What "Christ Our Righteousness" means
It's the simplest and the most misunderstood message in the church: that Christ is not only the One who pardons your sin, but the One who is your righteousness — given to you as a gift, received by faith, and then lived out from the inside. Pastor Bill Lehman spent an entire sermon series on it. Here's the core.
Two things, not one
Most of us grasp the first half easily: Christ forgives. The struggle is the second half. Lehman put his own confusion plainly — he believed in the pardon, but tried to manufacture the righteousness himself, thinking God would only count him righteous once he had proven it by years of effort.
The 1888 message
This isn't a novelty.
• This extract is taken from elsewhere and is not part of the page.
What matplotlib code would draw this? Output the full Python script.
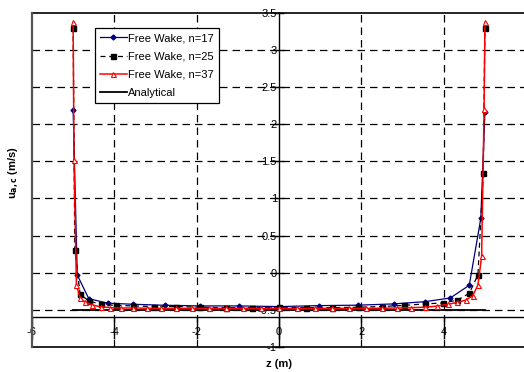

In 1888 the Lord sent a message through two young preachers, Waggoner and Jones, that a well-known Christian author called "most precious":
"The Lord in His great mercy sent a most precious message to His people… It presented justification through faith in the Surety; it invited the people to receive the righteousness of Christ, which is made manifest in obedience to all the commandments of God… This is the message that God commanded to be given to the world. It is the third angel's message." Testimonies to Ministers, pp. 91–92
Lehman's point: the terms justification by faith and Christ our righteousness are used interchangeably in inspired writings — they're the same message. And it is not a side topic. It is described as the message that will finish God's work, the one that "will lighten the earth with the glory of God."
Why it gets corrupted
Lehman warned that many understand last-day events "through a legalistic viewpoint, which brings about terrible misunderstandings." Babylon, he noted, is the Bible's symbol of self-righteousness — Nebuchadnezzar's "this great Babylon, that I have built… by the might of my power" (Daniel 4:30). The call "Come out of her, my people" (Revelation 18:4) includes coming out of self-effort religion.